Description of the task:
The entire listing is to be repeated verbatim.

• • • •

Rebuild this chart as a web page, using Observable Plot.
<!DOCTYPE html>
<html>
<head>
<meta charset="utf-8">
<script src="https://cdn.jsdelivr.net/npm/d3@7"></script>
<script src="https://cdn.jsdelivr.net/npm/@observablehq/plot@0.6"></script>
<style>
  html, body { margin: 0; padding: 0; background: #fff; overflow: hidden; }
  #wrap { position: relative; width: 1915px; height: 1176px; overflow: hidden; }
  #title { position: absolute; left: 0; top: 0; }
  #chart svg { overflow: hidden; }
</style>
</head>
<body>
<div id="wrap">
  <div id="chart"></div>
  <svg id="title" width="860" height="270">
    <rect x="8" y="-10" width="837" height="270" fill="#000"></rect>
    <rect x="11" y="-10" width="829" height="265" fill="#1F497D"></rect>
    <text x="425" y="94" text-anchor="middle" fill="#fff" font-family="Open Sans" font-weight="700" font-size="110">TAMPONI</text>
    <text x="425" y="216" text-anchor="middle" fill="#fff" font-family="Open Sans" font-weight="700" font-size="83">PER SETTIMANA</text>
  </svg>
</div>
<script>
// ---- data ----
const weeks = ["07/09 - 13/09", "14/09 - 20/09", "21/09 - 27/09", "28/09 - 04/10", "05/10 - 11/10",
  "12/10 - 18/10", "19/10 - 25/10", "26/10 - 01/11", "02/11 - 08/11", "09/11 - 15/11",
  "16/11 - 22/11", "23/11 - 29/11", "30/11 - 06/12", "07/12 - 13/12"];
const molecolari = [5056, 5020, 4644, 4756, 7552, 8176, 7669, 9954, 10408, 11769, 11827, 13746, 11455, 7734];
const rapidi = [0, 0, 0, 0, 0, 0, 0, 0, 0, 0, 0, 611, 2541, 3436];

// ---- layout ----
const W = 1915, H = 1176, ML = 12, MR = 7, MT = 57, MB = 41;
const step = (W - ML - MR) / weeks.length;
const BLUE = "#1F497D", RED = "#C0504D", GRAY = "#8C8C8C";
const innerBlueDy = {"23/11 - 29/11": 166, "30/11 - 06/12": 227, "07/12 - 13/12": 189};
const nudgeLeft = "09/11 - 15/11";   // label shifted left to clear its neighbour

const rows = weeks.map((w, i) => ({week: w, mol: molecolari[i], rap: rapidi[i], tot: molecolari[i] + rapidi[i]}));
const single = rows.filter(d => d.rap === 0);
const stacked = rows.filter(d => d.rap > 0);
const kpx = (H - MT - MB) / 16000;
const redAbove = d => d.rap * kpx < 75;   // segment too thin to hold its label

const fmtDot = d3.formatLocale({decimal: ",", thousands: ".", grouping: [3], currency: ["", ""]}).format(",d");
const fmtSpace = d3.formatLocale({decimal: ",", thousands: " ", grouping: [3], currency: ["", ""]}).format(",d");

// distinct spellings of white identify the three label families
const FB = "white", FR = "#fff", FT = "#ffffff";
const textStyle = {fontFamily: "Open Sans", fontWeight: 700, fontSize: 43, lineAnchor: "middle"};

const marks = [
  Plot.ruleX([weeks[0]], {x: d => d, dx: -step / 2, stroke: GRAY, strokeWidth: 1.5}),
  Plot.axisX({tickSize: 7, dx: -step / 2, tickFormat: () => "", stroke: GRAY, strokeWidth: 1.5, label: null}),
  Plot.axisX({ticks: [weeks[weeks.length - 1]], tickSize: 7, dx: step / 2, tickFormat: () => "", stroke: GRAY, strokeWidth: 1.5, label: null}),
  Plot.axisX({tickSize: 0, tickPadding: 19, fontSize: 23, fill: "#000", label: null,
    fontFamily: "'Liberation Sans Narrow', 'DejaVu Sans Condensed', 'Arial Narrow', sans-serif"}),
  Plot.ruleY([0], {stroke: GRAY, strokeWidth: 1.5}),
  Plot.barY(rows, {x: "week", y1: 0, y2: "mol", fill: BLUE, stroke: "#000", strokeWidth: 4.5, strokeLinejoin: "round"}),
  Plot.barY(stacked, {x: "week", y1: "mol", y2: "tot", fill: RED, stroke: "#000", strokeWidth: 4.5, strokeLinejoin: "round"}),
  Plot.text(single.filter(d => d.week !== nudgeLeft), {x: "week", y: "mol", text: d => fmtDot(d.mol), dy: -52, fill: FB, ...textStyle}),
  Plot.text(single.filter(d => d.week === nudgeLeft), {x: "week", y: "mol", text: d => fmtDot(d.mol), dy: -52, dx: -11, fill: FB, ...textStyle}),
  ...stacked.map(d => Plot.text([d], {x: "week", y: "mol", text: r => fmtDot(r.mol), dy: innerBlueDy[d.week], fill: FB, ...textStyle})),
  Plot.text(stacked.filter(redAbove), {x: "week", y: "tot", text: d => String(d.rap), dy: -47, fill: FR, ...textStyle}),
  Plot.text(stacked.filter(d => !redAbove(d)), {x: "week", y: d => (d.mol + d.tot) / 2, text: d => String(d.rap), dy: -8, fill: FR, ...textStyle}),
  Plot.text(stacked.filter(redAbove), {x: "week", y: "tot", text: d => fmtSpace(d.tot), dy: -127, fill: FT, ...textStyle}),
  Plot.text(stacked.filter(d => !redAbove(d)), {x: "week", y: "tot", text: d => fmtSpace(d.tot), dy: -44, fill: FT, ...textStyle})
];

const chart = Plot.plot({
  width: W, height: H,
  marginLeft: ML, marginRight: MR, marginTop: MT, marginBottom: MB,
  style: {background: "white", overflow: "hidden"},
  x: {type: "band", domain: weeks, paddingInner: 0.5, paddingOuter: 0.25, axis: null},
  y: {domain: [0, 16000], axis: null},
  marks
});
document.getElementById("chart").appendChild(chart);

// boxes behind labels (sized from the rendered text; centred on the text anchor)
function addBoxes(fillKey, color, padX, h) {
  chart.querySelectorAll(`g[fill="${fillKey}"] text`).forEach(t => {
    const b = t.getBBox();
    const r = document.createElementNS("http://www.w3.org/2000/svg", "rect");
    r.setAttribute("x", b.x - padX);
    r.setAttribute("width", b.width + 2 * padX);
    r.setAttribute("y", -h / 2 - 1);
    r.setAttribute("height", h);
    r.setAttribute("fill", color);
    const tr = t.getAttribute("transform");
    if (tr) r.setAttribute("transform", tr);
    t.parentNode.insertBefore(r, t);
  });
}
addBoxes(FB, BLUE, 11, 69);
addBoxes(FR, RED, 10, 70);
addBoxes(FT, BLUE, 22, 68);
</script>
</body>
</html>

• • • •

Complete response:
Rebuild this chart as a web page, using Observable Plot.
<!DOCTYPE html>
<html>
<head>
<meta charset="utf-8">
<script src="https://cdn.jsdelivr.net/npm/d3@7"></script>
<script src="https://cdn.jsdelivr.net/npm/@observablehq/plot@0.6"></script>
<style>
  html, body { margin: 0; padding: 0; background: #fff; overflow: hidden; }
  #wrap { position: relative; width: 1915px; height: 1176px; overflow: hidden; }
  #title { position: absolute; left: 0; top: 0; }
  #chart svg { overflow: hidden; }
</style>
</head>
<body>
<div id="wrap">
  <div id="chart"></div>
  <svg id="title" width="860" height="270">
    <rect x="8" y="-10" width="837" height="270" fill="#000"></rect>
    <rect x="11" y="-10" width="829" height="265" fill="#1F497D"></rect>
    <text x="425" y="94" text-anchor="middle" fill="#fff" font-family="Open Sans" font-weight="700" font-size="110">TAMPONI</text>
    <text x="425" y="216" text-anchor="middle" fill="#fff" font-family="Open Sans" font-weight="700" font-size="83">PER SETTIMANA</text>
  </svg>
</div>
<script>
// ---- data ----
const weeks = ["07/09 - 13/09", "14/09 - 20/09", "21/09 - 27/09", "28/09 - 04/10", "05/10 - 11/10",
  "12/10 - 18/10", "19/10 - 25/10", "26/10 - 01/11", "02/11 - 08/11", "09/11 - 15/11",
  "16/11 - 22/11", "23/11 - 29/11", "30/11 - 06/12", "07/12 - 13/12"];
const molecolari = [5056, 5020, 4644, 4756, 7552, 8176, 7669, 9954, 10408, 11769, 11827, 13746, 11455, 7734];
const rapidi = [0, 0, 0, 0, 0, 0, 0, 0, 0, 0, 0, 611, 2541, 3436];

// ---- layout ----
const W = 1915, H = 1176, ML = 12, MR = 7, MT = 57, MB = 41;
const step = (W - ML - MR) / weeks.length;
const BLUE = "#1F497D", RED = "#C0504D", GRAY = "#8C8C8C";
const innerBlueDy = {"23/11 - 29/11": 166, "30/11 - 06/12": 227, "07/12 - 13/12": 189};
const nudgeLeft = "09/11 - 15/11";   // label shifted left to clear its neighbour

const rows = weeks.map((w, i) => ({week: w, mol: molecolari[i], rap: rapidi[i], tot: molecolari[i] + rapidi[i]}));
const single = rows.filter(d => d.rap === 0);
const stacked = rows.filter(d => d.rap > 0);
const kpx = (H - MT - MB) / 16000;
const redAbove = d => d.rap * kpx < 75;   // segment too thin to hold its label

const fmtDot = d3.formatLocale({decimal: ",", thousands: ".", grouping: [3], currency: ["", ""]}).format(",d");
const fmtSpace = d3.formatLocale({decimal: ",", thousands: " ", grouping: [3], currency: ["", ""]}).format(",d");

// distinct spellings of white identify the three label families
const FB = "white", FR = "#fff", FT = "#ffffff";
const textStyle = {fontFamily: "Open Sans", fontWeight: 700, fontSize: 43, lineAnchor: "middle"};

const marks = [
  Plot.ruleX([weeks[0]], {x: d => d, dx: -step / 2, stroke: GRAY, strokeWidth: 1.5}),
  Plot.axisX({tickSize: 7, dx: -step / 2, tickFormat: () => "", stroke: GRAY, strokeWidth: 1.5, label: null}),
  Plot.axisX({ticks: [weeks[weeks.length - 1]], tickSize: 7, dx: step / 2, tickFormat: () => "", stroke: GRAY, strokeWidth: 1.5, label: null}),
  Plot.axisX({tickSize: 0, tickPadding: 19, fontSize: 23, fill: "#000", label: null,
    fontFamily: "'Liberation Sans Narrow', 'DejaVu Sans Condensed', 'Arial Narrow', sans-serif"}),
  Plot.ruleY([0], {stroke: GRAY, strokeWidth: 1.5}),
  Plot.barY(rows, {x: "week", y1: 0, y2: "mol", fill: BLUE, stroke: "#000", strokeWidth: 4.5, strokeLinejoin: "round"}),
  Plot.barY(stacked, {x: "week", y1: "mol", y2: "tot", fill: RED, stroke: "#000", strokeWidth: 4.5, strokeLinejoin: "round"}),
  Plot.text(single.filter(d => d.week !== nudgeLeft), {x: "week", y: "mol", text: d => fmtDot(d.mol), dy: -52, fill: FB, ...textStyle}),
  Plot.text(single.filter(d => d.week === nudgeLeft), {x: "week", y: "mol", text: d => fmtDot(d.mol), dy: -52, dx: -11, fill: FB, ...textStyle}),
  ...stacked.map(d => Plot.text([d], {x: "week", y: "mol", text: r => fmtDot(r.mol), dy: innerBlueDy[d.week], fill: FB, ...textStyle})),
  Plot.text(stacked.filter(redAbove), {x: "week", y: "tot", text: d => String(d.rap), dy: -47, fill: FR, ...textStyle}),
  Plot.text(stacked.filter(d => !redAbove(d)), {x: "week", y: d => (d.mol + d.tot) / 2, text: d => String(d.rap), dy: -8, fill: FR, ...textStyle}),
  Plot.text(stacked.filter(redAbove), {x: "week", y: "tot", text: d => fmtSpace(d.tot), dy: -127, fill: FT, ...textStyle}),
  Plot.text(stacked.filter(d => !redAbove(d)), {x: "week", y: "tot", text: d => fmtSpace(d.tot), dy: -44, fill: FT, ...textStyle})
];

const chart = Plot.plot({
  width: W, height: H,
  marginLeft: ML, marginRight: MR, marginTop: MT, marginBottom: MB,
  style: {background: "white", overflow: "hidden"},
  x: {type: "band", domain: weeks, paddingInner: 0.5, paddingOuter: 0.25, axis: null},
  y: {domain: [0, 16000], axis: null},
  marks
});
document.getElementById("chart").appendChild(chart);

// boxes behind labels (sized from the rendered text; centred on the text anchor)
function addBoxes(fillKey, color, padX, h) {
  chart.querySelectorAll(`g[fill="${fillKey}"] text`).forEach(t => {
    const b = t.getBBox();
    const r = document.createElementNS("http://www.w3.org/2000/svg", "rect");
    r.setAttribute("x", b.x - padX);
    r.setAttribute("width", b.width + 2 * padX);
    r.setAttribute("y", -h / 2 - 1);
    r.setAttribute("height", h);
    r.setAttribute("fill", color);
    const tr = t.getAttribute("transform");
    if (tr) r.setAttribute("transform", tr);
    t.parentNode.insertBefore(r, t);
  });
}
addBoxes(FB, BLUE, 11, 69);
addBoxes(FR, RED, 10, 70);
addBoxes(FT, BLUE, 22, 68);
</script>
</body>
</html>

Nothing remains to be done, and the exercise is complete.